- [YOUR OBJECTIVE]
Would you print the material exactly, starting at its first line and ending at the line holding "import * as"?

- [DATA SECTION]
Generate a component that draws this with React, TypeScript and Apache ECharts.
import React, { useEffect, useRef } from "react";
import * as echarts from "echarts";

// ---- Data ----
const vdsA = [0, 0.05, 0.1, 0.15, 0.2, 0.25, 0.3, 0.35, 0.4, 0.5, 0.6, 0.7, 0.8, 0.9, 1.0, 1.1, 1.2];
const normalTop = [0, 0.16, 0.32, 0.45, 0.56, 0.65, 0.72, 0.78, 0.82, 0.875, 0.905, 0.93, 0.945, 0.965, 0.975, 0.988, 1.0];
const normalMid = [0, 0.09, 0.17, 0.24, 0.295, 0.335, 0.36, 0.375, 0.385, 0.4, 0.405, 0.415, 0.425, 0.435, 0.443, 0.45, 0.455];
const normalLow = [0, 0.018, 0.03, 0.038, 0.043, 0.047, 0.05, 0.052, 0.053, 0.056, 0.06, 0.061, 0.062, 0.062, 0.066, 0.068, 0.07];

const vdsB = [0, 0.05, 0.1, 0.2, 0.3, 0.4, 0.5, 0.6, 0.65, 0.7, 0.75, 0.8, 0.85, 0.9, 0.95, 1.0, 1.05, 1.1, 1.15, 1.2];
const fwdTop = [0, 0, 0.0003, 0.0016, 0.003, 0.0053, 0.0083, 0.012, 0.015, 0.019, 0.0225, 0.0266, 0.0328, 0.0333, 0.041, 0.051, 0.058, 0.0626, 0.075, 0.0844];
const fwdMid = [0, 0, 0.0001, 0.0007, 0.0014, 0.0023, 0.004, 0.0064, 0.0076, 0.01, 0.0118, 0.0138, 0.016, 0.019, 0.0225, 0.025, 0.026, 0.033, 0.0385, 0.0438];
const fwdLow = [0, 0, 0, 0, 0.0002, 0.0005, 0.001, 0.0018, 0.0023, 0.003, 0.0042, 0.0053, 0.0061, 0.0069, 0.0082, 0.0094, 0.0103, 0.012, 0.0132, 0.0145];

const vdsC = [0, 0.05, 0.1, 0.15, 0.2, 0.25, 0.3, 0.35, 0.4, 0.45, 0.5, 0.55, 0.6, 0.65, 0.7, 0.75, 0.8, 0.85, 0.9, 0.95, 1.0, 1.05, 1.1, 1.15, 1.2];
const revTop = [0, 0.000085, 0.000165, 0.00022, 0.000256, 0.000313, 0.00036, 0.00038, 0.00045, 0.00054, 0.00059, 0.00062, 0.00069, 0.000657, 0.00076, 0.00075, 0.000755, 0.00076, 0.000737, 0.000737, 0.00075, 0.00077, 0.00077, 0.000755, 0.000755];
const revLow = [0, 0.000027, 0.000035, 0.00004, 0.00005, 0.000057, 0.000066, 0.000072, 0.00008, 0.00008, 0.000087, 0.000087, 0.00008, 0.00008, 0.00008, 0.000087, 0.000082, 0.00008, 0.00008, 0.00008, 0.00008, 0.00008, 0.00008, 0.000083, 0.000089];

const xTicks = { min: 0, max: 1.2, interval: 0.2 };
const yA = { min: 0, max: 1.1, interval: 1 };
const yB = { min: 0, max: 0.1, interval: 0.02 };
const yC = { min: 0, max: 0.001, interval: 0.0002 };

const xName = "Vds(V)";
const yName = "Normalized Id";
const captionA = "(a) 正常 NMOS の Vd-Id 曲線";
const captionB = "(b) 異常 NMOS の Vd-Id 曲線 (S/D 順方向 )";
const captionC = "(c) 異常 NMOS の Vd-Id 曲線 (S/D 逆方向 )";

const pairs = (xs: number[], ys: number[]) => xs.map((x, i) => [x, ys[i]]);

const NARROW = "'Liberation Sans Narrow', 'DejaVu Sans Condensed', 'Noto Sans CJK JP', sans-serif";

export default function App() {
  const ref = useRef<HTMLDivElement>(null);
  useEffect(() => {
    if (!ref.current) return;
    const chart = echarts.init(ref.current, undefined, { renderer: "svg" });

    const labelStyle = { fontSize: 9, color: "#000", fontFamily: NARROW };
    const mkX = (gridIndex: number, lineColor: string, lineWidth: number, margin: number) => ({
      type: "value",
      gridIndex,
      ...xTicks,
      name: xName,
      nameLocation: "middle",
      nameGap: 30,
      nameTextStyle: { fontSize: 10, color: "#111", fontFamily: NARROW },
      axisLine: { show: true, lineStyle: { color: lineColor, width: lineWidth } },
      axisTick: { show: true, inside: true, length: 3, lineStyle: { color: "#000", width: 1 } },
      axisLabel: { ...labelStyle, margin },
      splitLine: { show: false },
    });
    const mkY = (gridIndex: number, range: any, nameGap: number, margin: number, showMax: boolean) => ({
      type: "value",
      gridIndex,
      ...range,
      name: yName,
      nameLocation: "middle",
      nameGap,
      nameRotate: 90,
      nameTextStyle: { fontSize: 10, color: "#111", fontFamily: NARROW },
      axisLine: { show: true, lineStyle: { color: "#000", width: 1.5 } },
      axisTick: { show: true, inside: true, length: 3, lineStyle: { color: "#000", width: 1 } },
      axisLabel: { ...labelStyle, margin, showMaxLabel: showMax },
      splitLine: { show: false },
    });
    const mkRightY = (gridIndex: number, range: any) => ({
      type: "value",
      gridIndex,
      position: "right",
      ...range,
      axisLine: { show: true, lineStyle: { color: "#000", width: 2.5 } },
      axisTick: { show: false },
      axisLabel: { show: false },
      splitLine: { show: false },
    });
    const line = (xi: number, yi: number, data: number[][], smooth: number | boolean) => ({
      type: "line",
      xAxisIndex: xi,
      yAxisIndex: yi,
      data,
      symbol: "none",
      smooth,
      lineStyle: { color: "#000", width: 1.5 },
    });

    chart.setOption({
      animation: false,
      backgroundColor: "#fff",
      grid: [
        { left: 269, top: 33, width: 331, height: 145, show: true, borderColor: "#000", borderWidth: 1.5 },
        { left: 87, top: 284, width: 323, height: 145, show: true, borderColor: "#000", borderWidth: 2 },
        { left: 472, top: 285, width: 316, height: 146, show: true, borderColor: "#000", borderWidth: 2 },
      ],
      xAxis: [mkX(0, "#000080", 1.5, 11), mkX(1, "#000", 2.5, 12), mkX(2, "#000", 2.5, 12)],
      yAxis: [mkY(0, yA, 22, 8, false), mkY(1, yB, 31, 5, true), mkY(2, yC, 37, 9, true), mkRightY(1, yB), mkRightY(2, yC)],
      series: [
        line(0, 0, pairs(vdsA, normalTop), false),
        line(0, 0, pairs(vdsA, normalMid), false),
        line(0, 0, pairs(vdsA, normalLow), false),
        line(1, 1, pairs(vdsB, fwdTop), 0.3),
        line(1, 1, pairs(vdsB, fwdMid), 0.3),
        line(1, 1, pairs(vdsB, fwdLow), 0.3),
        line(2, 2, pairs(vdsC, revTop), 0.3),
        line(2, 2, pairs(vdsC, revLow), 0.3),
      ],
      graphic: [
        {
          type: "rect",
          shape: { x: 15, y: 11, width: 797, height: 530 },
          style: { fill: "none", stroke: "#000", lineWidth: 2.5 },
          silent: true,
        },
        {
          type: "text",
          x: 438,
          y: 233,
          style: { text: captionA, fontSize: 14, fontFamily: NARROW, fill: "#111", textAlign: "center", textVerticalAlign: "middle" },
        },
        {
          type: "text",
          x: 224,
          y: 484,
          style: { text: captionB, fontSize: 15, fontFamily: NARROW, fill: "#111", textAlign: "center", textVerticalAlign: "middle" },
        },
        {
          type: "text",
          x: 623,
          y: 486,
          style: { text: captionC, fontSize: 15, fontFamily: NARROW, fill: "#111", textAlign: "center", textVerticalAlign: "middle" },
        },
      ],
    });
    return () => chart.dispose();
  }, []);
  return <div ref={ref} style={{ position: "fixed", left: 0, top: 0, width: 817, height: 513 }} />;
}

- [SOLUTION TO THIS EXERCISE]
Generate a component that draws this with React, TypeScript and Apache ECharts.
import React, { useEffect, useRef } from "react";
import * as echarts from "echarts";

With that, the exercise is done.